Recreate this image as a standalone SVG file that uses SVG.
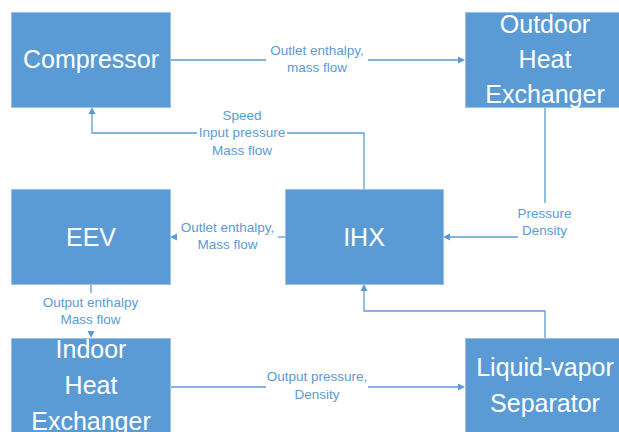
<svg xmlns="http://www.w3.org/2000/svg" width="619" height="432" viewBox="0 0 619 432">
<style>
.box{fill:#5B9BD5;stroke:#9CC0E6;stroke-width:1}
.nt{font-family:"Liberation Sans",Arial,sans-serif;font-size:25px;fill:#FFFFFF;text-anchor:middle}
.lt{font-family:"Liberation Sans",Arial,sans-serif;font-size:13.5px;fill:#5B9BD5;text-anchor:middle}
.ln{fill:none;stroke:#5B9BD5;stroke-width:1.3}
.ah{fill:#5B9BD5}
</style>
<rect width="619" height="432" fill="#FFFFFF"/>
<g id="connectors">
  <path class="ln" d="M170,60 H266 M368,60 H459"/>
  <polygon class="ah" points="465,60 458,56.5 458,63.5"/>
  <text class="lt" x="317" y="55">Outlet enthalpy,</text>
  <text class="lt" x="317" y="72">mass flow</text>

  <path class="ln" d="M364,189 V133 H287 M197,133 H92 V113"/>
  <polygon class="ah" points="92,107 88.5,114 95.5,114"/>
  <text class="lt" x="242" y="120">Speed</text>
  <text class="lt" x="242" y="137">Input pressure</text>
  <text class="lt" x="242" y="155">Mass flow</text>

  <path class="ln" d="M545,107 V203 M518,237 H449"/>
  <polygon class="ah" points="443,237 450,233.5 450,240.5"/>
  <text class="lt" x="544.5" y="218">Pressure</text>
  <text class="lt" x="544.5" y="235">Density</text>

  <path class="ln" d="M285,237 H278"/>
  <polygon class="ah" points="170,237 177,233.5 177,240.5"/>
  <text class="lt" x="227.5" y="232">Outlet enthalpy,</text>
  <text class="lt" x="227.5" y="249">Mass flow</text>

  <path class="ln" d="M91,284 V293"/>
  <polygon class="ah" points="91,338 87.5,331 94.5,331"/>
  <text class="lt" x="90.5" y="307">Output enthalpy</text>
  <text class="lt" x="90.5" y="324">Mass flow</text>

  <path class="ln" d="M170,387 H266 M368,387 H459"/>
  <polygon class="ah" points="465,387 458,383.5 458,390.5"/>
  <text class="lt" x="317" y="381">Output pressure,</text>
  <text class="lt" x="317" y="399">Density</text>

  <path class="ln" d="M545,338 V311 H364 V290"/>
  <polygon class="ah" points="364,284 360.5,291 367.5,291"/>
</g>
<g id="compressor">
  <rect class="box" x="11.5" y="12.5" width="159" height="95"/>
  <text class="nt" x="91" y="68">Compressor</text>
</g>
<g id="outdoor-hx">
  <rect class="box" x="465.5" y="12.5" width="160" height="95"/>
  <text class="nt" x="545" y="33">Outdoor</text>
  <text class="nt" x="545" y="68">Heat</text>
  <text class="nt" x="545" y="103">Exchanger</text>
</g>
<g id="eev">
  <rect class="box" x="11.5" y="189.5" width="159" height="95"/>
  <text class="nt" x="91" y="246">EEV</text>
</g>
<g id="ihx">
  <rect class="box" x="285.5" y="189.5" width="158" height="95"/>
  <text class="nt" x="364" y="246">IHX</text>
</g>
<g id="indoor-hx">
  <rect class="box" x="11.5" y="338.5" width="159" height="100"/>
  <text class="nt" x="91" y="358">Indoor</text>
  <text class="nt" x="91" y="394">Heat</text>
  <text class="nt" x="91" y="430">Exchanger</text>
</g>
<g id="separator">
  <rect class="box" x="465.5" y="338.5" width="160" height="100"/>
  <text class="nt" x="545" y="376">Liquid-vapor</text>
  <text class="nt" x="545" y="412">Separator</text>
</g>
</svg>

### Given request
Copy out the data above exactly, except the pictures.

### The response
Recreate this image as a standalone SVG file that uses SVG.
<svg xmlns="http://www.w3.org/2000/svg" width="619" height="432" viewBox="0 0 619 432">
<style>
.box{fill:#5B9BD5;stroke:#9CC0E6;stroke-width:1}
.nt{font-family:"Liberation Sans",Arial,sans-serif;font-size:25px;fill:#FFFFFF;text-anchor:middle}
.lt{font-family:"Liberation Sans",Arial,sans-serif;font-size:13.5px;fill:#5B9BD5;text-anchor:middle}
.ln{fill:none;stroke:#5B9BD5;stroke-width:1.3}
.ah{fill:#5B9BD5}
</style>
<rect width="619" height="432" fill="#FFFFFF"/>
<g id="connectors">
  <path class="ln" d="M170,60 H266 M368,60 H459"/>
  <polygon class="ah" points="465,60 458,56.5 458,63.5"/>
  <text class="lt" x="317" y="55">Outlet enthalpy,</text>
  <text class="lt" x="317" y="72">mass flow</text>

  <path class="ln" d="M364,189 V133 H287 M197,133 H92 V113"/>
  <polygon class="ah" points="92,107 88.5,114 95.5,114"/>
  <text class="lt" x="242" y="120">Speed</text>
  <text class="lt" x="242" y="137">Input pressure</text>
  <text class="lt" x="242" y="155">Mass flow</text>

  <path class="ln" d="M545,107 V203 M518,237 H449"/>
  <polygon class="ah" points="443,237 450,233.5 450,240.5"/>
  <text class="lt" x="544.5" y="218">Pressure</text>
  <text class="lt" x="544.5" y="235">Density</text>

  <path class="ln" d="M285,237 H278"/>
  <polygon class="ah" points="170,237 177,233.5 177,240.5"/>
  <text class="lt" x="227.5" y="232">Outlet enthalpy,</text>
  <text class="lt" x="227.5" y="249">Mass flow</text>

  <path class="ln" d="M91,284 V293"/>
  <polygon class="ah" points="91,338 87.5,331 94.5,331"/>
  <text class="lt" x="90.5" y="307">Output enthalpy</text>
  <text class="lt" x="90.5" y="324">Mass flow</text>

  <path class="ln" d="M170,387 H266 M368,387 H459"/>
  <polygon class="ah" points="465,387 458,383.5 458,390.5"/>
  <text class="lt" x="317" y="381">Output pressure,</text>
  <text class="lt" x="317" y="399">Density</text>

  <path class="ln" d="M545,338 V311 H364 V290"/>
  <polygon class="ah" points="364,284 360.5,291 367.5,291"/>
</g>
<g id="compressor">
  <rect class="box" x="11.5" y="12.5" width="159" height="95"/>
  <text class="nt" x="91" y="68">Compressor</text>
</g>
<g id="outdoor-hx">
  <rect class="box" x="465.5" y="12.5" width="160" height="95"/>
  <text class="nt" x="545" y="33">Outdoor</text>
  <text class="nt" x="545" y="68">Heat</text>
  <text class="nt" x="545" y="103">Exchanger</text>
</g>
<g id="eev">
  <rect class="box" x="11.5" y="189.5" width="159" height="95"/>
  <text class="nt" x="91" y="246">EEV</text>
</g>
<g id="ihx">
  <rect class="box" x="285.5" y="189.5" width="158" height="95"/>
  <text class="nt" x="364" y="246">IHX</text>
</g>
<g id="indoor-hx">
  <rect class="box" x="11.5" y="338.5" width="159" height="100"/>
  <text class="nt" x="91" y="358">Indoor</text>
  <text class="nt" x="91" y="394">Heat</text>
  <text class="nt" x="91" y="430">Exchanger</text>
</g>
<g id="separator">
  <rect class="box" x="465.5" y="338.5" width="160" height="100"/>
  <text class="nt" x="545" y="376">Liquid-vapor</text>
  <text class="nt" x="545" y="412">Separator</text>
</g>
</svg>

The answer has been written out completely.